Except math can hypothetically model any consistent universe, not just our universe, which kind of undercuts the argument that it uses data that was mostly discovered, or that it's merely a model.

I think the most general view is that math is the study of structure, and some structures are real (in the sense that they exist in our universe), and some are not but we can still "discover" them by selective permutation or enumeration of axioms.

1 comments

Cartography can also model any consistent universe, and I fail to see how that changes anything for the “it’s just a model” argument.
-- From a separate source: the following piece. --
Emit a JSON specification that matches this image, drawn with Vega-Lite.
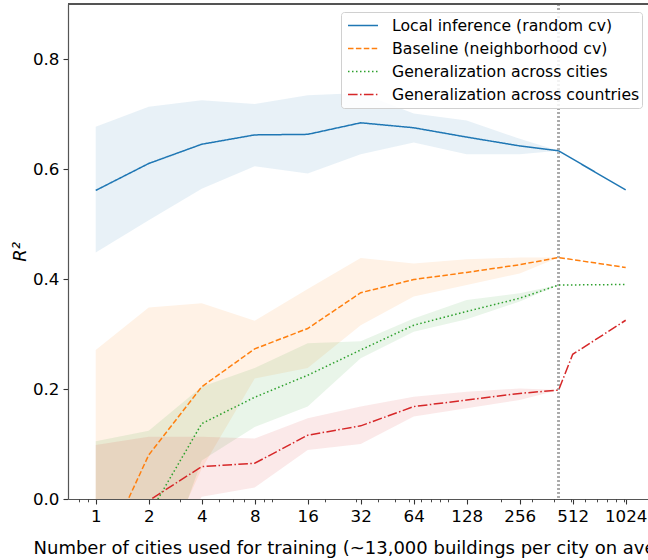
{
  "$schema": "https://vega.github.io/schema/vega-lite/v6.json",
  "width": 580,
  "height": 495,
  "autosize": {"type": "none"},
  "padding": {"left": 68, "top": 4, "right": 0, "bottom": 61},
  "config": {
    "view": {"stroke": null},
    "font": "DejaVu Sans",
    "axis": {
      "grid": false,
      "domainColor": "#555555",
      "domainWidth": 1.2,
      "tickColor": "#333333",
      "tickWidth": 1.1,
      "labelColor": "#000000",
      "labelFontSize": 16.7,
      "labelFont": "DejaVu Sans",
      "titleFont": "DejaVu Sans",
      "titleFontSize": 18,
      "titleFontWeight": "normal",
      "titleColor": "#000000"
    },
    "legend": {
      "labelFont": "DejaVu Sans"
    }
  },
  "data": {
    "values": [
      {"series": "Local inference (random cv)", "n": 1, "v": 0.561, "lo": 0.448, "hi": 0.677},
      {"series": "Local inference (random cv)", "n": 2, "v": 0.610, "lo": 0.507, "hi": 0.713},
      {"series": "Local inference (random cv)", "n": 4, "v": 0.645, "lo": 0.564, "hi": 0.725},
      {"series": "Local inference (random cv)", "n": 8, "v": 0.662, "lo": 0.605, "hi": 0.718},
      {"series": "Local inference (random cv)", "n": 16, "v": 0.663, "lo": 0.592, "hi": 0.734},
      {"series": "Local inference (random cv)", "n": 32, "v": 0.684, "lo": 0.627, "hi": 0.738},
      {"series": "Local inference (random cv)", "n": 64, "v": 0.675, "lo": 0.648, "hi": 0.701},
      {"series": "Local inference (random cv)", "n": 128, "v": 0.658, "lo": 0.627, "hi": 0.688},
      {"series": "Local inference (random cv)", "n": 256, "v": 0.642, "lo": 0.627, "hi": 0.655},
      {"series": "Local inference (random cv)", "n": 426, "v": 0.633, "lo": 0.633, "hi": 0.633},
      {"series": "Local inference (random cv)", "n": 1024, "v": 0.562, "lo": null, "hi": null},
      {"series": "Baseline (neighborhood cv)", "n": 1, "v": -0.128, "lo": -0.35, "hi": 0.271},
      {"series": "Baseline (neighborhood cv)", "n": 2, "v": 0.080, "lo": -0.157, "hi": 0.348},
      {"series": "Baseline (neighborhood cv)", "n": 4, "v": 0.204, "lo": 0.055, "hi": 0.356},
      {"series": "Baseline (neighborhood cv)", "n": 8, "v": 0.273, "lo": 0.219, "hi": 0.324},
      {"series": "Baseline (neighborhood cv)", "n": 16, "v": 0.310, "lo": 0.238, "hi": 0.382},
      {"series": "Baseline (neighborhood cv)", "n": 32, "v": 0.375, "lo": 0.316, "hi": 0.438},
      {"series": "Baseline (neighborhood cv)", "n": 64, "v": 0.399, "lo": 0.368, "hi": 0.428},
      {"series": "Baseline (neighborhood cv)", "n": 128, "v": 0.412, "lo": 0.389, "hi": 0.436},
      {"series": "Baseline (neighborhood cv)", "n": 256, "v": 0.426, "lo": 0.410, "hi": 0.439},
      {"series": "Baseline (neighborhood cv)", "n": 426, "v": 0.439, "lo": 0.439, "hi": 0.439},
      {"series": "Baseline (neighborhood cv)", "n": 1024, "v": 0.421, "lo": null, "hi": null},
      {"series": "Generalization across cities", "n": 1, "v": -0.10, "lo": -0.30, "hi": 0.105},
      {"series": "Generalization across cities", "n": 2, "v": -0.029, "lo": -0.20, "hi": 0.124},
      {"series": "Generalization across cities", "n": 4, "v": 0.137, "lo": 0.07, "hi": 0.204},
      {"series": "Generalization across cities", "n": 8, "v": 0.185, "lo": 0.131, "hi": 0.238},
      {"series": "Generalization across cities", "n": 16, "v": 0.225, "lo": 0.168, "hi": 0.283},
      {"series": "Generalization across cities", "n": 32, "v": 0.271, "lo": 0.256, "hi": 0.287},
      {"series": "Generalization across cities", "n": 64, "v": 0.316, "lo": 0.304, "hi": 0.328},
      {"series": "Generalization across cities", "n": 128, "v": 0.341, "lo": 0.327, "hi": 0.362},
      {"series": "Generalization across cities", "n": 256, "v": 0.365, "lo": 0.359, "hi": 0.374},
      {"series": "Generalization across cities", "n": 426, "v": 0.389, "lo": 0.389, "hi": 0.389},
      {"series": "Generalization across cities", "n": 1024, "v": 0.390, "lo": null, "hi": null},
      {"series": "Generalization across countries", "n": 1, "v": -0.10, "lo": -0.30, "hi": 0.098},
      {"series": "Generalization across countries", "n": 2, "v": -0.003, "lo": -0.15, "hi": 0.113},
      {"series": "Generalization across countries", "n": 4, "v": 0.059, "lo": 0.004, "hi": 0.113},
      {"series": "Generalization across countries", "n": 8, "v": 0.065, "lo": 0.021, "hi": 0.110},
      {"series": "Generalization across countries", "n": 16, "v": 0.116, "lo": 0.089, "hi": 0.147},
      {"series": "Generalization across countries", "n": 32, "v": 0.133, "lo": 0.100, "hi": 0.168},
      {"series": "Generalization across countries", "n": 64, "v": 0.168, "lo": 0.150, "hi": 0.186},
      {"series": "Generalization across countries", "n": 128, "v": 0.180, "lo": 0.165, "hi": 0.195},
      {"series": "Generalization across countries", "n": 256, "v": 0.192, "lo": 0.180, "hi": 0.201},
      {"series": "Generalization across countries", "n": 426, "v": 0.198, "lo": 0.198, "hi": 0.198},
      {"series": "Generalization across countries", "n": 512, "v": 0.263, "lo": null, "hi": null},
      {"series": "Generalization across countries", "n": 1024, "v": 0.325, "lo": null, "hi": null}
    ]
  },
  "layer": [
    {
      "layer": [
        {
          "transform": [{"filter": "isValid(datum.lo)"}],
          "mark": {"type": "area", "clip": true, "fillOpacity": 0.1},
          "encoding": {
            "x": {
              "field": "n",
              "type": "quantitative",
              "scale": {"type": "log", "base": 2, "domain": [0.696, 1371], "nice": false},
              "axis": {
                "values": [1, 2, 4, 8, 16, 32, 64, 128, 256, 512, 1024],
                "format": "d",
                "tickSize": 5,
                "labelPadding": 4,
                "labelFlush": false,
                "labelOverlap": false,
                "title": "Number of cities used for training (~13,000 buildings per city on average)",
                "titlePadding": 15,
                "titleX": 300
              }
            },
            "y": {
              "field": "hi",
              "type": "quantitative",
              "scale": {"domain": [0, 0.9], "nice": false, "zero": false},
              "axis": {
                "values": [0, 0.2, 0.4, 0.6, 0.8],
                "format": ".1f",
                "tickSize": 5,
                "labelPadding": 4,
                "title": "R²",
                "titleFontStyle": "italic",
                "titlePadding": 3
              }
            },
            "y2": {"field": "lo"},
            "color": {
              "field": "series",
              "type": "nominal",
              "scale": {
                "domain": ["Local inference (random cv)", "Baseline (neighborhood cv)", "Generalization across cities", "Generalization across countries"],
                "range": ["#1f77b4", "#ff7f0e", "#2ca02c", "#d62728"]
              }
            }
          }
        },
        {
          "mark": {"type": "rule", "color": "#aaaaaa", "strokeDash": [2, 2], "strokeWidth": 1.5},
          "encoding": {"x": {"datum": 426, "type": "quantitative"}}
        },
        {
          "mark": {"type": "line", "clip": true, "strokeWidth": 1.5},
          "encoding": {
            "x": {"field": "n", "type": "quantitative"},
            "y": {"field": "v", "type": "quantitative"},
            "color": {
              "field": "series",
              "type": "nominal",
              "legend": {
                "title": null,
                "orient": "none",
                "legendX": 273,
                "legendY": 8,
                "fillColor": "rgba(255,255,255,0.85)",
                "strokeColor": "#d0d0d0",
                "cornerRadius": 3,
                "padding": 2,
                "labelFontSize": 15.7,
                "labelColor": "#000000",
                "labelLimit": 320,
                "symbolType": "stroke",
                "symbolSize": 900,
                "symbolStrokeWidth": 1.5,
                "symbolOffset": 4,
                "labelOffset": 13,
                "clipHeight": 23,
                "rowPadding": 0
              }
            },
            "strokeDash": {
              "field": "series",
              "type": "nominal",
              "scale": {
                "domain": ["Local inference (random cv)", "Baseline (neighborhood cv)", "Generalization across cities", "Generalization across countries"],
                "range": [[1, 0], [5.5, 2.4], [1.5, 2.5], [9.6, 2.4, 1.5, 2.4]]
              },
              "legend": {
                "title": null,
                "orient": "none",
                "legendX": 273,
                "legendY": 8,
                "fillColor": "rgba(255,255,255,0.85)",
                "strokeColor": "#d0d0d0",
                "cornerRadius": 3,
                "padding": 2,
                "labelFontSize": 15.7,
                "labelColor": "#000000",
                "labelLimit": 320,
                "symbolType": "stroke",
                "symbolSize": 900,
                "symbolStrokeWidth": 1.5,
                "symbolOffset": 4,
                "labelOffset": 13,
                "clipHeight": 23,
                "rowPadding": 0
              }
            }
          }
        },
        {
          "mark": {"type": "rule", "color": "#555555", "strokeWidth": 1.2},
          "encoding": {"y": {"datum": 0.9, "type": "quantitative"}}
        }
      ]
    },
    {
      "mark": {"type": "point", "opacity": 0},
      "encoding": {
        "x": {
          "field": "n",
          "type": "quantitative",
          "axis": {
            "orient": "bottom",
            "values": [0.8, 0.9, 3, 5, 6, 7, 9, 10, 20, 30, 40, 50, 60, 70, 80, 90, 100, 200, 300, 400, 500, 600, 700, 800, 900, 1000],
            "labels": false,
            "domain": false,
            "ticks": true,
            "tickSize": 2.8,
            "tickWidth": 0.9,
            "title": null
          }
        }
      }
    }
  ],
  "resolve": {"axis": {"x": "independent"}}
}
We can permutate and enumerate symbols for mountains, rivers and roads on a piece of paper. Maybe we would even get some “interesting” results like a map of the Lords of the Rings universe. How would that change anything?

I think you are both getting lost in the weeds trying to make this metaphor work, or not work.

Math is simply the logical conclusion of a set of conditions someone accepts as inherently true. If this, then that. Follow this logic far enough and you end up where we are today.

I think this conflates logic and mathematics. Some would dispute that logic underpins mathematics. Counting can be analyzed logically, but it does not in any meaningful sense seem to depend on logic.
Sure it does. How else would you prove that one number follows or precedes another? I think you are conflating the act of physically counting with the logical foundation of our number systems.
It doesn't seem correct to equate mathematics with proof. If I express a mathematical construction like the whole numbers (let Whole = Zero | Succ Whole), and I build further constructions on that foundation, am I doing mathematics? If so, then it seems mathematics does not depend on logic, as logic depends on propositions and there are no propositions to be seen.

Certainly you can analyze such constructions using logic, but that's again conflating logic with mathematics. There's overlap, but they aren't strictly the same.

I would say that a mathematical construction is based in logic, maybe not in the traditional sense, but there is definitely logic behind the construction itself. I think we are talking past one another, what I mean by logic here is more nebulous than predicate calculus. There is an innate logic behind the philosophy of mathematics and I believe you cannot divorce mathematics from logic.
Show me a cartographic map of a 5-dimensional universe.